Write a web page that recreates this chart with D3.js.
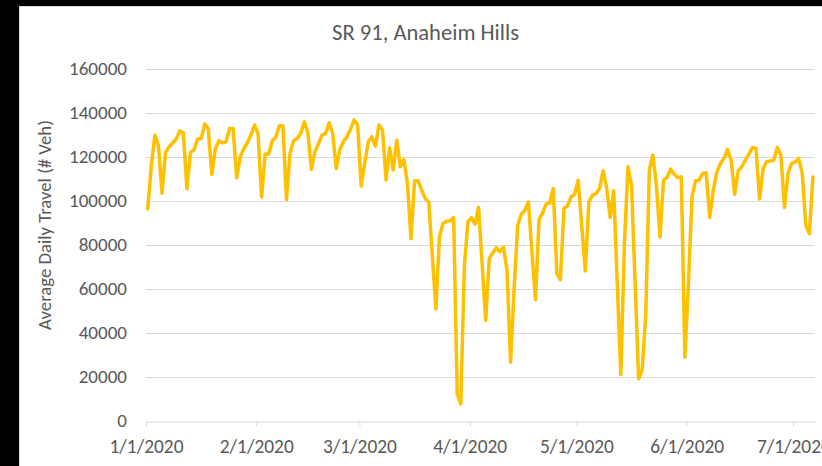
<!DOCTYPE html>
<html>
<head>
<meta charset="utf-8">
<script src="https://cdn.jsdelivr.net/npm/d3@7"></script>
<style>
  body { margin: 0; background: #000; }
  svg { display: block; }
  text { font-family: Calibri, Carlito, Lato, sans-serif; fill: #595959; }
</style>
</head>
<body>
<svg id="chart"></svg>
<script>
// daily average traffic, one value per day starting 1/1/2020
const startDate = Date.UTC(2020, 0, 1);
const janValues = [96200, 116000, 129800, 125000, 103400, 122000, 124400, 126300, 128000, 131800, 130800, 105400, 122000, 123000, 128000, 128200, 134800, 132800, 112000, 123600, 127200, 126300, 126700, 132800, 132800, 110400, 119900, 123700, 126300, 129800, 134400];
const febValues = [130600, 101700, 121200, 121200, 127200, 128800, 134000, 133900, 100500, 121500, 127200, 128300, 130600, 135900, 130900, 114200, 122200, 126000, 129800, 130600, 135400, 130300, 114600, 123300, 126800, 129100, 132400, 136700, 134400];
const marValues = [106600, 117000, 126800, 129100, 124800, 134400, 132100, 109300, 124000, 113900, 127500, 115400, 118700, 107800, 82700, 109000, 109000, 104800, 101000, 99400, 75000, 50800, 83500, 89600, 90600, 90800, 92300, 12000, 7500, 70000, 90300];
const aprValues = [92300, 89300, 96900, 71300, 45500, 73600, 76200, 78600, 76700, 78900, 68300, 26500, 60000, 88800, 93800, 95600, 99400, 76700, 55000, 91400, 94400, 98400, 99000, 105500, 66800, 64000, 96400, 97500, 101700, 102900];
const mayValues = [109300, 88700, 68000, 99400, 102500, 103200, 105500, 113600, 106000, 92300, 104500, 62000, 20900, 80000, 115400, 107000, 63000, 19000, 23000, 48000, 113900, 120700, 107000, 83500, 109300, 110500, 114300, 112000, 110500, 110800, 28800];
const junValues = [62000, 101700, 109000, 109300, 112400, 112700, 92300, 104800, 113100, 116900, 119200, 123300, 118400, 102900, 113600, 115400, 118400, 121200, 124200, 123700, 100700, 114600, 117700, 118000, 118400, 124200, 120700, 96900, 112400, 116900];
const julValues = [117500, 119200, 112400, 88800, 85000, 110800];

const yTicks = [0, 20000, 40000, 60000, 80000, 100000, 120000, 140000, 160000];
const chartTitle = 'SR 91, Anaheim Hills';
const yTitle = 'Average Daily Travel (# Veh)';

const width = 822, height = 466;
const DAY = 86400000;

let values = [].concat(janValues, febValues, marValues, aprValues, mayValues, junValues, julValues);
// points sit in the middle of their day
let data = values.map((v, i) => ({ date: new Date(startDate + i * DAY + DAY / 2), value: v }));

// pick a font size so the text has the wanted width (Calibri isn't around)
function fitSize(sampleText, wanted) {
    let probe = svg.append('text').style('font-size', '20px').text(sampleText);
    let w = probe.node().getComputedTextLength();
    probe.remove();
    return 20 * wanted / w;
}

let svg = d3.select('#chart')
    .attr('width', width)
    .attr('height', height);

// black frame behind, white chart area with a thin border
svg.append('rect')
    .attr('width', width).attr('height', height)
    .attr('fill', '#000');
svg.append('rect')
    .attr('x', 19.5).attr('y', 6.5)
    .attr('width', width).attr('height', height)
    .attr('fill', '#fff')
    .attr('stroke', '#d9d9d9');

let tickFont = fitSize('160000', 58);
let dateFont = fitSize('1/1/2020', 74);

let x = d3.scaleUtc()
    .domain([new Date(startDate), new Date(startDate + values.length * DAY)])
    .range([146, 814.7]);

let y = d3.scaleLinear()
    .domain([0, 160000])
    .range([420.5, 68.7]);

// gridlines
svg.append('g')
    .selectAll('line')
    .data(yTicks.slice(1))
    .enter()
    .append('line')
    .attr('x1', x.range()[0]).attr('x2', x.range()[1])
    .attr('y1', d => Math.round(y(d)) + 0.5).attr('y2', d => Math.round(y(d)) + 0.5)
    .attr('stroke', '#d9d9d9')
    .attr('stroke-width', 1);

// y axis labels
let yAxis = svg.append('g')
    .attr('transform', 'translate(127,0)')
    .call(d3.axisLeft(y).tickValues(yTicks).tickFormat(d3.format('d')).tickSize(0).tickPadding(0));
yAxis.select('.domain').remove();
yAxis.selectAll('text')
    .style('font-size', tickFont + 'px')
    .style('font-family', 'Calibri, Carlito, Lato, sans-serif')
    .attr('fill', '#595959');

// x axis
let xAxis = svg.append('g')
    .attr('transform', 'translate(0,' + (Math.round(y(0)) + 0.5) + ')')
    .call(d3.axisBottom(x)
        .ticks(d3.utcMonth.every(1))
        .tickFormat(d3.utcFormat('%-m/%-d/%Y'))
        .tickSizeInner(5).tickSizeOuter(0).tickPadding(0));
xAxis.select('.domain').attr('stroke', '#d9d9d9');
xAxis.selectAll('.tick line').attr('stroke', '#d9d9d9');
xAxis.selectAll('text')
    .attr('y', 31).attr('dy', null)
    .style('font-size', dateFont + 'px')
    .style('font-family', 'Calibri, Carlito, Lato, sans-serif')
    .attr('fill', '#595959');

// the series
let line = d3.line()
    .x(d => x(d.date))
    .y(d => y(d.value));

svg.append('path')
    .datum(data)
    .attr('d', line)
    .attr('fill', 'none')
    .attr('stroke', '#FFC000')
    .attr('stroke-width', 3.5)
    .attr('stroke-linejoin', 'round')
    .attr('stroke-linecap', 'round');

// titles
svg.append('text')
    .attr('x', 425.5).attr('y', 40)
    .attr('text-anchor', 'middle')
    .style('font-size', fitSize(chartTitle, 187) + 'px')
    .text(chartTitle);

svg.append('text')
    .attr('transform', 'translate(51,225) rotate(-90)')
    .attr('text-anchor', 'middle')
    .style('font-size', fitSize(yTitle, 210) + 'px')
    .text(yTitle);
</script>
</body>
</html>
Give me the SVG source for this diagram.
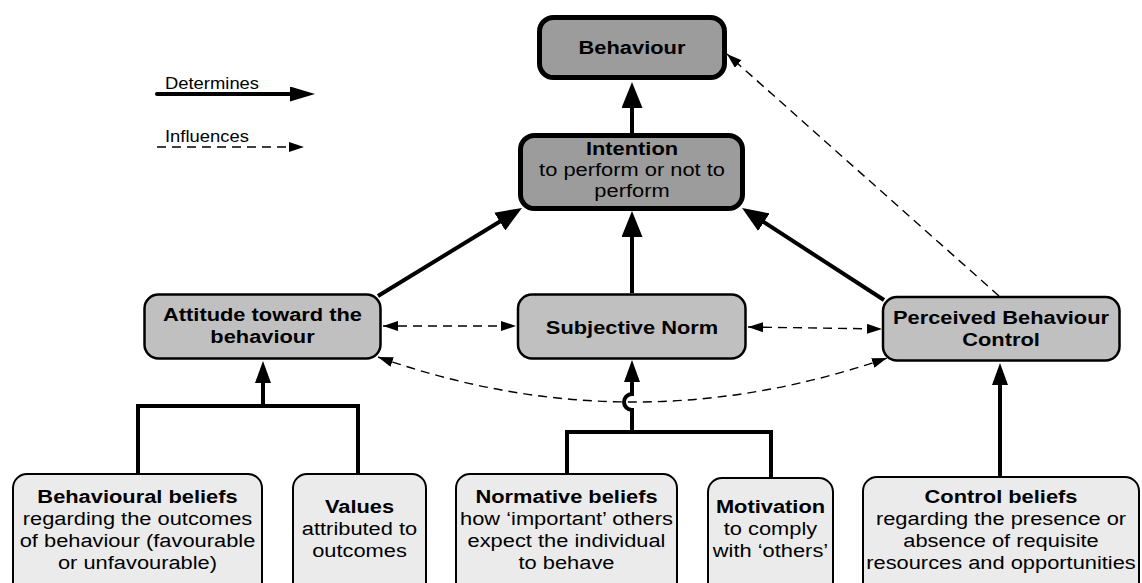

▶ WHAT TO DO: Verbatim reproduction of every record is required; images are left out.

▶ OUTPUT OF THE TASK:
Write a web page that recreates this chart with D3.js.
<!DOCTYPE html>
<html>
<head>
<meta charset="utf-8">
<script src="https://cdn.jsdelivr.net/npm/d3@7"></script>
<style>
  body { margin: 0; background: #000; }
  svg { display: block; }
  text { font-family: Calibri, Carlito, Lato, sans-serif; fill: #595959; }
</style>
</head>
<body>
<svg id="chart"></svg>
<script>
// daily average traffic, one value per day starting 1/1/2020
const startDate = Date.UTC(2020, 0, 1);
const janValues = [96200, 116000, 129800, 125000, 103400, 122000, 124400, 126300, 128000, 131800, 130800, 105400, 122000, 123000, 128000, 128200, 134800, 132800, 112000, 123600, 127200, 126300, 126700, 132800, 132800, 110400, 119900, 123700, 126300, 129800, 134400];
const febValues = [130600, 101700, 121200, 121200, 127200, 128800, 134000, 133900, 100500, 121500, 127200, 128300, 130600, 135900, 130900, 114200, 122200, 126000, 129800, 130600, 135400, 130300, 114600, 123300, 126800, 129100, 132400, 136700, 134400];
const marValues = [106600, 117000, 126800, 129100, 124800, 134400, 132100, 109300, 124000, 113900, 127500, 115400, 118700, 107800, 82700, 109000, 109000, 104800, 101000, 99400, 75000, 50800, 83500, 89600, 90600, 90800, 92300, 12000, 7500, 70000, 90300];
const aprValues = [92300, 89300, 96900, 71300, 45500, 73600, 76200, 78600, 76700, 78900, 68300, 26500, 60000, 88800, 93800, 95600, 99400, 76700, 55000, 91400, 94400, 98400, 99000, 105500, 66800, 64000, 96400, 97500, 101700, 102900];
const mayValues = [109300, 88700, 68000, 99400, 102500, 103200, 105500, 113600, 106000, 92300, 104500, 62000, 20900, 80000, 115400, 107000, 63000, 19000, 23000, 48000, 113900, 120700, 107000, 83500, 109300, 110500, 114300, 112000, 110500, 110800, 28800];
const junValues = [62000, 101700, 109000, 109300, 112400, 112700, 92300, 104800, 113100, 116900, 119200, 123300, 118400, 102900, 113600, 115400, 118400, 121200, 124200, 123700, 100700, 114600, 117700, 118000, 118400, 124200, 120700, 96900, 112400, 116900];
const julValues = [117500, 119200, 112400, 88800, 85000, 110800];

const yTicks = [0, 20000, 40000, 60000, 80000, 100000, 120000, 140000, 160000];
const chartTitle = 'SR 91, Anaheim Hills';
const yTitle = 'Average Daily Travel (# Veh)';

const width = 822, height = 466;
const DAY = 86400000;

let values = [].concat(janValues, febValues, marValues, aprValues, mayValues, junValues, julValues);
// points sit in the middle of their day
let data = values.map((v, i) => ({ date: new Date(startDate + i * DAY + DAY / 2), value: v }));

// pick a font size so the text has the wanted width (Calibri isn't around)
function fitSize(sampleText, wanted) {
    let probe = svg.append('text').style('font-size', '20px').text(sampleText);
    let w = probe.node().getComputedTextLength();
    probe.remove();
    return 20 * wanted / w;
}

let svg = d3.select('#chart')
    .attr('width', width)
    .attr('height', height);

// black frame behind, white chart area with a thin border
svg.append('rect')
    .attr('width', width).attr('height', height)
    .attr('fill', '#000');
svg.append('rect')
    .attr('x', 19.5).attr('y', 6.5)
    .attr('width', width).attr('height', height)
    .attr('fill', '#fff')
    .attr('stroke', '#d9d9d9');

let tickFont = fitSize('160000', 58);
let dateFont = fitSize('1/1/2020', 74);

let x = d3.scaleUtc()
    .domain([new Date(startDate), new Date(startDate + values.length * DAY)])
    .range([146, 814.7]);

let y = d3.scaleLinear()
    .domain([0, 160000])
    .range([420.5, 68.7]);

// gridlines
svg.append('g')
    .selectAll('line')
    .data(yTicks.slice(1))
    .enter()
    .append('line')
    .attr('x1', x.range()[0]).attr('x2', x.range()[1])
    .attr('y1', d => Math.round(y(d)) + 0.5).attr('y2', d => Math.round(y(d)) + 0.5)
    .attr('stroke', '#d9d9d9')
    .attr('stroke-width', 1);

// y axis labels
let yAxis = svg.append('g')
    .attr('transform', 'translate(127,0)')
    .call(d3.axisLeft(y).tickValues(yTicks).tickFormat(d3.format('d')).tickSize(0).tickPadding(0));
yAxis.select('.domain').remove();
yAxis.selectAll('text')
    .style('font-size', tickFont + 'px')
    .style('font-family', 'Calibri, Carlito, Lato, sans-serif')
    .attr('fill', '#595959');

// x axis
let xAxis = svg.append('g')
    .attr('transform', 'translate(0,' + (Math.round(y(0)) + 0.5) + ')')
    .call(d3.axisBottom(x)
        .ticks(d3.utcMonth.every(1))
        .tickFormat(d3.utcFormat('%-m/%-d/%Y'))
        .tickSizeInner(5).tickSizeOuter(0).tickPadding(0));
xAxis.select('.domain').attr('stroke', '#d9d9d9');
xAxis.selectAll('.tick line').attr('stroke', '#d9d9d9');
xAxis.selectAll('text')
    .attr('y', 31).attr('dy', null)
    .style('font-size', dateFont + 'px')
    .style('font-family', 'Calibri, Carlito, Lato, sans-serif')
    .attr('fill', '#595959');

// the series
let line = d3.line()
    .x(d => x(d.date))
    .y(d => y(d.value));

svg.append('path')
    .datum(data)
    .attr('d', line)
    .attr('fill', 'none')
    .attr('stroke', '#FFC000')
    .attr('stroke-width', 3.5)
    .attr('stroke-linejoin', 'round')
    .attr('stroke-linecap', 'round');

// titles
svg.append('text')
    .attr('x', 425.5).attr('y', 40)
    .attr('text-anchor', 'middle')
    .style('font-size', fitSize(chartTitle, 187) + 'px')
    .text(chartTitle);

svg.append('text')
    .attr('transform', 'translate(51,225) rotate(-90)')
    .attr('text-anchor', 'middle')
    .style('font-size', fitSize(yTitle, 210) + 'px')
    .text(yTitle);
</script>
</body>
</html>
Give me the SVG source for this diagram.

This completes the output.